Wednesday, February 7, 2018

Mrs. Watson changes things entirely.

While I usually depend upon Sonia Featherstone for my Sherlock Holmes quotes on Twitter, it was the Norwegian Explorers of Minnesota who dropped a stimulating little exchange online this morning: the conversation Holmes and Watson have as Sherlock invites John to flee Moriarty with him.

Re-reading that little scene this morning all by itself, it really brings out the importance of Mrs. Watson being away . . . and makes on wonder what would have happened if she had been home that night.

After Watson states that he is alone in the house, Holmes replies, "Then it makes it the easier for me to propose that you should come away with me for a week to the Continent."

This isn't the normal, "running off for a case for the day" thing Watson's wife is used to. This is leaving his wife for a week to accompany a man who knows killers are after him. This is "long vacation with a chance of death" -- not something most spouses go for in allowing their significant other to go out.
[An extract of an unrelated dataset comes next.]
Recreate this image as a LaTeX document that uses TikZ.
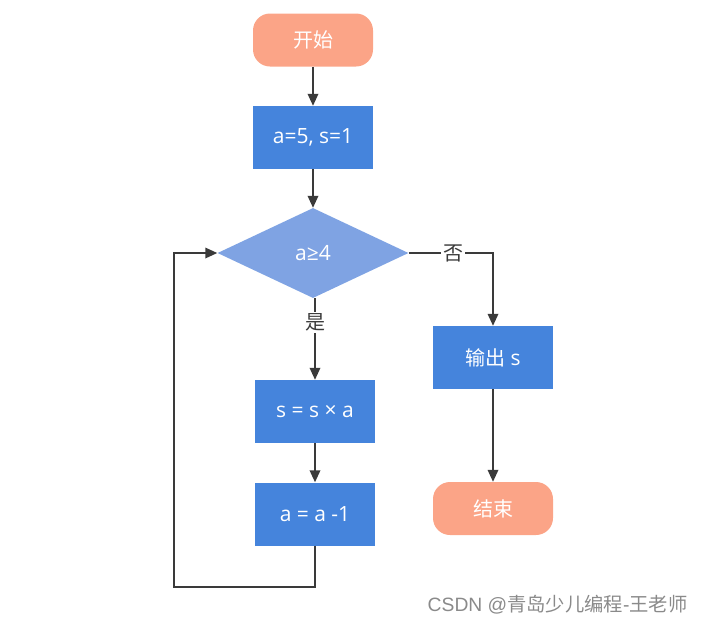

Mrs. Watson could have, and should have, said "no."

Which changes everything. Holmes tells Watson about Professor Moriarty that fateful night, and then . . . disappears, his fate unknown.

But "fate unknown" isn't "left a note explaining how he was going to die." Would Holmes have told Watson enough that night that the doctor would have though his friend was dead? Or would Watson remain solid in the belief that Holmes somehow survived his disappearance, was still on the run, and might one day return?

Watson wasn't really needed for this particular case. He's no bodyguard, and not aiding in undoing Moriarty in the slightest. In a way, it's just his unknowing "good-bye tour" with Holmes. But Mrs. Watson wouldn't know that.

Would Mrs. Watson saying "no" that night actually have been a kinder fate for John H. Watson?

Still a happy reunion can be had when Sherlock Holmes returns, but we don't get "The Final Problem," as Watson has no tale to tell there. Do we get the rest of the Adventures and Memoirs from a Watson who is just waiting for the return of his friend and not memorializing him? The short stories didn't start until after Holmes's hiatus began. Maybe now those don't start until Watson starts giving up hope . . . and what if he didn't?

A Mrs. Watson who was home the night "The Final Problem" begins could have changed the entire Canon as we know it. It's an alternate universe that might even make for an interesting novel premise one day. (Though writing novels about Holmes without Holmes takes more skill than most of us can pull off.) It's a different world of Sherlock Holmes when Mrs. Watson's presence is truly felt, which makes me then wonder about her existence to begin with.

That, however, is a topic for another day.